# Dataset records
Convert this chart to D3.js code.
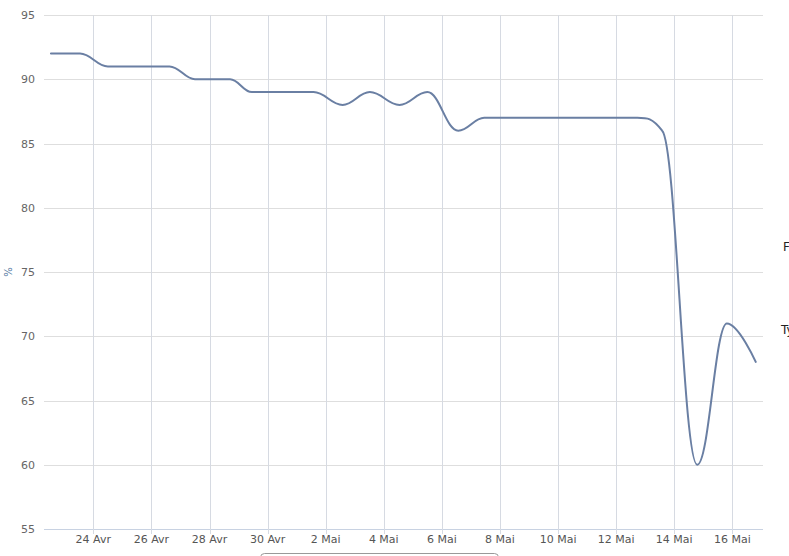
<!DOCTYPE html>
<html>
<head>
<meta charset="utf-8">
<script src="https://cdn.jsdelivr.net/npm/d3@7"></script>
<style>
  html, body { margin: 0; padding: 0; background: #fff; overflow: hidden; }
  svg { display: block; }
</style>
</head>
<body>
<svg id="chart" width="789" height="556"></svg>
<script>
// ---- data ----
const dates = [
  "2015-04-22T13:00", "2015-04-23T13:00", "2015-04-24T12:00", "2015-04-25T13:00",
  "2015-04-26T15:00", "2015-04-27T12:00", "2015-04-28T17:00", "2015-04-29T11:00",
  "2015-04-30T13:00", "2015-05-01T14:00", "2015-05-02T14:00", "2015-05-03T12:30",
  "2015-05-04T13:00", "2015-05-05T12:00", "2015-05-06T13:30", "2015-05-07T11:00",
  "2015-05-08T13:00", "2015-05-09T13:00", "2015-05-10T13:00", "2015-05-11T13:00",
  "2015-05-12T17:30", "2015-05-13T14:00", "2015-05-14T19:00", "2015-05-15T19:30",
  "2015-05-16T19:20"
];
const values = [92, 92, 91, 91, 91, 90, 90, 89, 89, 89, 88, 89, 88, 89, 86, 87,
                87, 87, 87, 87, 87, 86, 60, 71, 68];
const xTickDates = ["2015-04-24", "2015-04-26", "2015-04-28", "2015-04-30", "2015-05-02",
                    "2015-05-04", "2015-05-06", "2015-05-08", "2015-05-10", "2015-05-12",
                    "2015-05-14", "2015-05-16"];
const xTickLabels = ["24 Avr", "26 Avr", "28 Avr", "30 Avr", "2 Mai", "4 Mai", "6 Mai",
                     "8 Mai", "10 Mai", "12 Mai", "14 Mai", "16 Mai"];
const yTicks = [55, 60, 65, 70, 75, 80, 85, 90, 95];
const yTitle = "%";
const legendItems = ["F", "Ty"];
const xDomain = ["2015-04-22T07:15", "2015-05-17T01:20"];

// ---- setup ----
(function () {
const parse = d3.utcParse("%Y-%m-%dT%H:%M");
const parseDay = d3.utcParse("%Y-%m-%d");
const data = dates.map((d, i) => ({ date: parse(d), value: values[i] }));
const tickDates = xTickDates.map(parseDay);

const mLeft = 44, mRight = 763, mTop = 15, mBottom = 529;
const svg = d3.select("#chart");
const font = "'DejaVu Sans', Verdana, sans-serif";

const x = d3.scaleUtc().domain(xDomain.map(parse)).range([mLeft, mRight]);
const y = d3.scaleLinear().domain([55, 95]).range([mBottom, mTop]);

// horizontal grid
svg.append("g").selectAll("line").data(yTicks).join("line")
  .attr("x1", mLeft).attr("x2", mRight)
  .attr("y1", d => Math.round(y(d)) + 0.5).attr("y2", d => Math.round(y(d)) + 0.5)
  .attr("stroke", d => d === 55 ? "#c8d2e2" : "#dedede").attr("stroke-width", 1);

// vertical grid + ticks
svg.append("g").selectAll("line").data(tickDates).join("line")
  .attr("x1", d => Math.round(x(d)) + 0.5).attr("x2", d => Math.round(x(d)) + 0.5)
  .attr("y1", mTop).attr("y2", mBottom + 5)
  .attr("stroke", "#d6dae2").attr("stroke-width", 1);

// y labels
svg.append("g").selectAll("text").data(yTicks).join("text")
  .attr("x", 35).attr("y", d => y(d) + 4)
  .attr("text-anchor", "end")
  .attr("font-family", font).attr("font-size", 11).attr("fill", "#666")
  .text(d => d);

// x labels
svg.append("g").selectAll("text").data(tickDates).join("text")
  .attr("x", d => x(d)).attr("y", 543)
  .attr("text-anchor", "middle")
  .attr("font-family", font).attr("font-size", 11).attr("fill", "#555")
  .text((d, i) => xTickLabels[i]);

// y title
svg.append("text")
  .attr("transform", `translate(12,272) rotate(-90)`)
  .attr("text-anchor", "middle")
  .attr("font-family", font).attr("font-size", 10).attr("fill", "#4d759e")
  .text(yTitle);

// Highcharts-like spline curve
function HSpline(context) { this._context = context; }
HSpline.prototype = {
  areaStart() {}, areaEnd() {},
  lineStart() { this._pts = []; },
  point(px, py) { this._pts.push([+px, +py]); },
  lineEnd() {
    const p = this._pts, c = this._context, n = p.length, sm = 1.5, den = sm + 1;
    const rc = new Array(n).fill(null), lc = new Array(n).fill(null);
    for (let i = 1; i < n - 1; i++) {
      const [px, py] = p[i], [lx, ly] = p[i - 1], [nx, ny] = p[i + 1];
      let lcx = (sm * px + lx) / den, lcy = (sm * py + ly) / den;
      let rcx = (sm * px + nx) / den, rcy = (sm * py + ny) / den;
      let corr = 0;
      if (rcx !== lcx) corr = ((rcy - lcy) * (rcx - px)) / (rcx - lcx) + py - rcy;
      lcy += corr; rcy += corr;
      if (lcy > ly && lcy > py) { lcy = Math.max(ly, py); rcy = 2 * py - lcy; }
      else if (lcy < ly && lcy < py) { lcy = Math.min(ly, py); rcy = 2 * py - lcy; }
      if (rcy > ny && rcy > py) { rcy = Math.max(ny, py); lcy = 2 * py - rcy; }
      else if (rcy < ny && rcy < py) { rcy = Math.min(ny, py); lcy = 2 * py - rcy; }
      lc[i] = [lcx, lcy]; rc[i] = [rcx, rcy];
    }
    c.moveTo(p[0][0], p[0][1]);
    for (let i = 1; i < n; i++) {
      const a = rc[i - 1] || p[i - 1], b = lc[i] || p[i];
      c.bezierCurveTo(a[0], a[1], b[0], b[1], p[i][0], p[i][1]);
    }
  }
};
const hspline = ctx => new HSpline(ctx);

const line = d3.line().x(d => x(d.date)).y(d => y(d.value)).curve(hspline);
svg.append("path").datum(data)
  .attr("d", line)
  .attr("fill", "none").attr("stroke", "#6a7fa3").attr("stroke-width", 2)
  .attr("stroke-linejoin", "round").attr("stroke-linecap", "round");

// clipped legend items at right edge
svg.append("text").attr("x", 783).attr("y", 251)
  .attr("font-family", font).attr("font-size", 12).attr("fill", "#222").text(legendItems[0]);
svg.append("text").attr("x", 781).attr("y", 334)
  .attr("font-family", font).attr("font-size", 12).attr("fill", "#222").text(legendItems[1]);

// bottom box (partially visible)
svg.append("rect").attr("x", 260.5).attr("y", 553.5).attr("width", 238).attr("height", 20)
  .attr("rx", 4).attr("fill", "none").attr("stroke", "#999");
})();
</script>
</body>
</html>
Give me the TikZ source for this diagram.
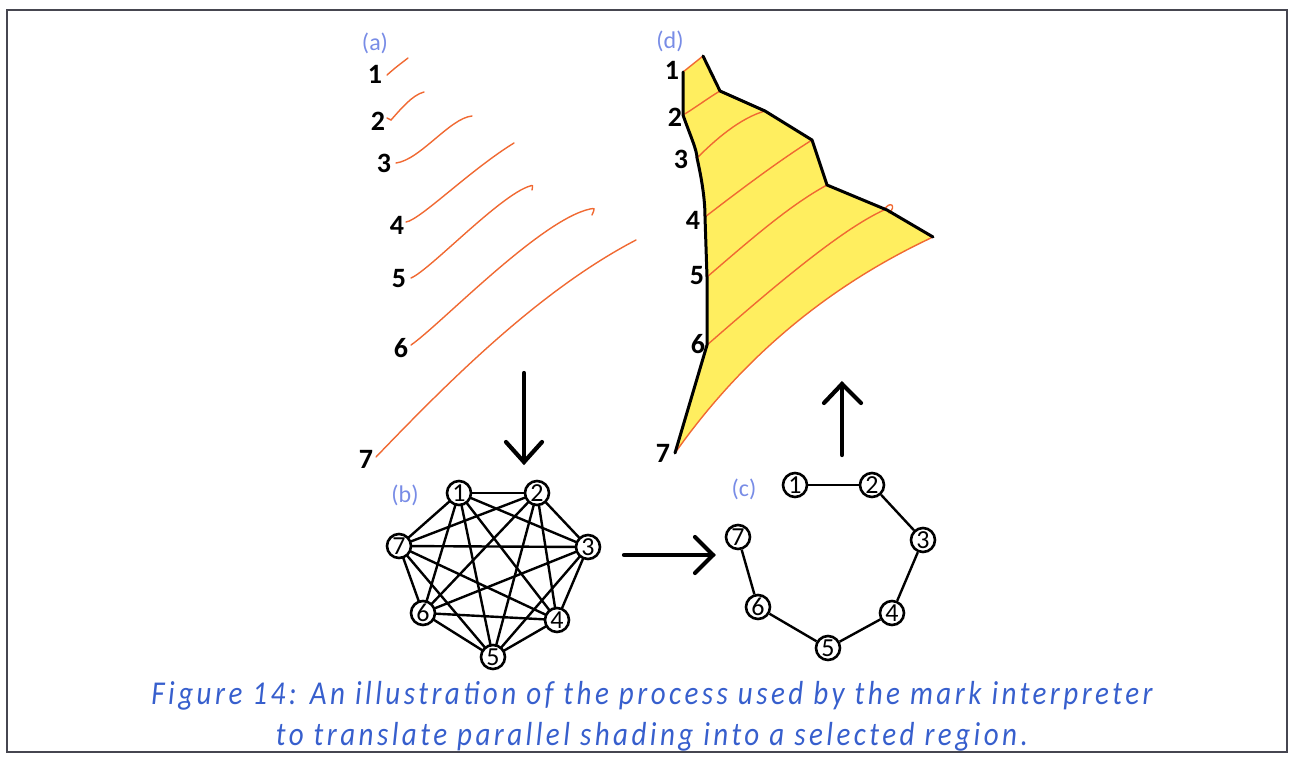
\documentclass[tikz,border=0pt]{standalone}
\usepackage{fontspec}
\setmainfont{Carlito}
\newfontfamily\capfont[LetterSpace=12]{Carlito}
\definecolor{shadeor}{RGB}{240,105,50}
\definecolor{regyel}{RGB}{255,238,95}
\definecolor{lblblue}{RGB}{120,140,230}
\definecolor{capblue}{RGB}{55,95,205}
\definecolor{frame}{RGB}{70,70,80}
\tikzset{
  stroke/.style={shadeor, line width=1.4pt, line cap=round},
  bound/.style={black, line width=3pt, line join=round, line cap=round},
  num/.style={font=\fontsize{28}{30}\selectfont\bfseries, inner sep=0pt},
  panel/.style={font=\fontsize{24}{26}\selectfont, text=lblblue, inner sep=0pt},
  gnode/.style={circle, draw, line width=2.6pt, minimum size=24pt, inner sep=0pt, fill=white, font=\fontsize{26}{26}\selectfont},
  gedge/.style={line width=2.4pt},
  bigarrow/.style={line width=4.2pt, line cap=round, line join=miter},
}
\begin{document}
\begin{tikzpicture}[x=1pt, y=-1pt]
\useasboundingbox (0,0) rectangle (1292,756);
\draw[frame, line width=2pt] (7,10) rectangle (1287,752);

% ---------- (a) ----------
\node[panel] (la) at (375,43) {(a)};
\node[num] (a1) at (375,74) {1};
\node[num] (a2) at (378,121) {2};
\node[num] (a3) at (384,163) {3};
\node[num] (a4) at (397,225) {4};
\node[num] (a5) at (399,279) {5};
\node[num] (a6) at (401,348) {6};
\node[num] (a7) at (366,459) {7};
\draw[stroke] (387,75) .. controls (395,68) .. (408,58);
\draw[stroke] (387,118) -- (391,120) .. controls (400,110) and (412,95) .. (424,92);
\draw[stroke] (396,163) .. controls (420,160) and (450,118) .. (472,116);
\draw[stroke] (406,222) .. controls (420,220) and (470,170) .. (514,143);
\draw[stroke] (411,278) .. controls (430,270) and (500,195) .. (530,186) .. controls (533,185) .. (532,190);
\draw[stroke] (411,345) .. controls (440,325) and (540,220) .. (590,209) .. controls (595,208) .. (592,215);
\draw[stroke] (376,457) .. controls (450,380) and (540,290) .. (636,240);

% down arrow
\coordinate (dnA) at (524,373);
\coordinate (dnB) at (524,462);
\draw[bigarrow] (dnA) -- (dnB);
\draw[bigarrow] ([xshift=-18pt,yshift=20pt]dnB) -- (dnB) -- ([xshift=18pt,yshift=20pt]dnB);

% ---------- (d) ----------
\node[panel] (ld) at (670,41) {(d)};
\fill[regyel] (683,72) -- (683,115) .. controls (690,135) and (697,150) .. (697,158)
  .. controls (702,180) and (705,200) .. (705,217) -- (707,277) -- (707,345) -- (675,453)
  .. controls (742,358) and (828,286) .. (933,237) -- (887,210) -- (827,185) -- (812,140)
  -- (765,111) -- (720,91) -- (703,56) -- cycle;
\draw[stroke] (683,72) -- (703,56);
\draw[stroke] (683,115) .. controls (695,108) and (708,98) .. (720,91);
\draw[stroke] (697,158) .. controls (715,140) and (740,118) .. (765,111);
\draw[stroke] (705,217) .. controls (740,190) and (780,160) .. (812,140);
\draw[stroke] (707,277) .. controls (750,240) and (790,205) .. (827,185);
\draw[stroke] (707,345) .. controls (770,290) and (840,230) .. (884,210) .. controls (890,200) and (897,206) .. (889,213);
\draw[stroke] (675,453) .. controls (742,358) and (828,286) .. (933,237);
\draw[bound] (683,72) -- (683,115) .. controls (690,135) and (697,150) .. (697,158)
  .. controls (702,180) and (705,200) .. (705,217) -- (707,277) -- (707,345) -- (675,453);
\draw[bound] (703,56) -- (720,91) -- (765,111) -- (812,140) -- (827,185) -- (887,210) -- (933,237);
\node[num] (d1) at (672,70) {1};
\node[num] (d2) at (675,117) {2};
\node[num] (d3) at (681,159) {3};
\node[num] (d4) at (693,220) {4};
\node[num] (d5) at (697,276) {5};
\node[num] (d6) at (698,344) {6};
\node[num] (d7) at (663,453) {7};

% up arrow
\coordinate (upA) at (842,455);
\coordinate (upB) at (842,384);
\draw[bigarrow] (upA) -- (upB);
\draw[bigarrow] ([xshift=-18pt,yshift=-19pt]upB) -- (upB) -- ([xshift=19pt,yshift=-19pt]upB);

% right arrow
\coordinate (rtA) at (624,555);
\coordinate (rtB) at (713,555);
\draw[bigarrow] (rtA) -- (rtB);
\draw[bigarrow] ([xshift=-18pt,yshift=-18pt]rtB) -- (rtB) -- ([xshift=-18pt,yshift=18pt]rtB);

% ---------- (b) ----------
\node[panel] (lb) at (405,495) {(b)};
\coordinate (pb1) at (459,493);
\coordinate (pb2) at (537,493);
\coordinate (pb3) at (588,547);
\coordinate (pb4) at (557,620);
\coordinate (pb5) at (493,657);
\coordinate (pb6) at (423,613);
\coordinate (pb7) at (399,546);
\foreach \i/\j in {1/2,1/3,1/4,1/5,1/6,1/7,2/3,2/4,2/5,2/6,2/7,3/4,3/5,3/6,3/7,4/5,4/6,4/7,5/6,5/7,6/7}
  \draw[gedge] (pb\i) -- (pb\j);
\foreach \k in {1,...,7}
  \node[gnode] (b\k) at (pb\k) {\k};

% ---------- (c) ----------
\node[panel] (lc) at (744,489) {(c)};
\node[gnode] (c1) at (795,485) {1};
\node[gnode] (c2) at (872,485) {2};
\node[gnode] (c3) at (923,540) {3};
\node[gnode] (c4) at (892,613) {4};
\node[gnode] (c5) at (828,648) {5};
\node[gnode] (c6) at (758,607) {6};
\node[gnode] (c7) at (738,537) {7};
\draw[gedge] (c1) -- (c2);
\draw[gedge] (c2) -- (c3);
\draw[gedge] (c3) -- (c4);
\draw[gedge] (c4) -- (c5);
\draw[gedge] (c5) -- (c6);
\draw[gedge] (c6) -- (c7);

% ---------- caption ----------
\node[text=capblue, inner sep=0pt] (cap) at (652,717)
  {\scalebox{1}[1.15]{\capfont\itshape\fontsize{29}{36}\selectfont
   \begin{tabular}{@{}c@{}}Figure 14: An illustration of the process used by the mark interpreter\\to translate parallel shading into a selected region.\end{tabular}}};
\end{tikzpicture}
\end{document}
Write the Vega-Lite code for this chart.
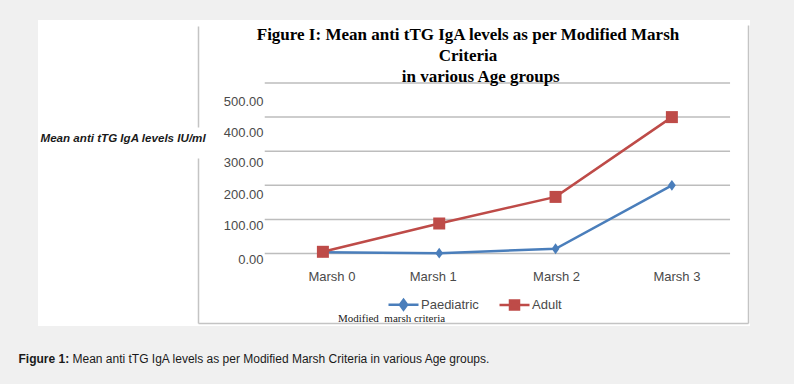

# Exercise description
Return all lines of the material above in which the word "code" occurs.

# Answer
Convert this chart to D3.js code.
Write the Vega-Lite code for this chart.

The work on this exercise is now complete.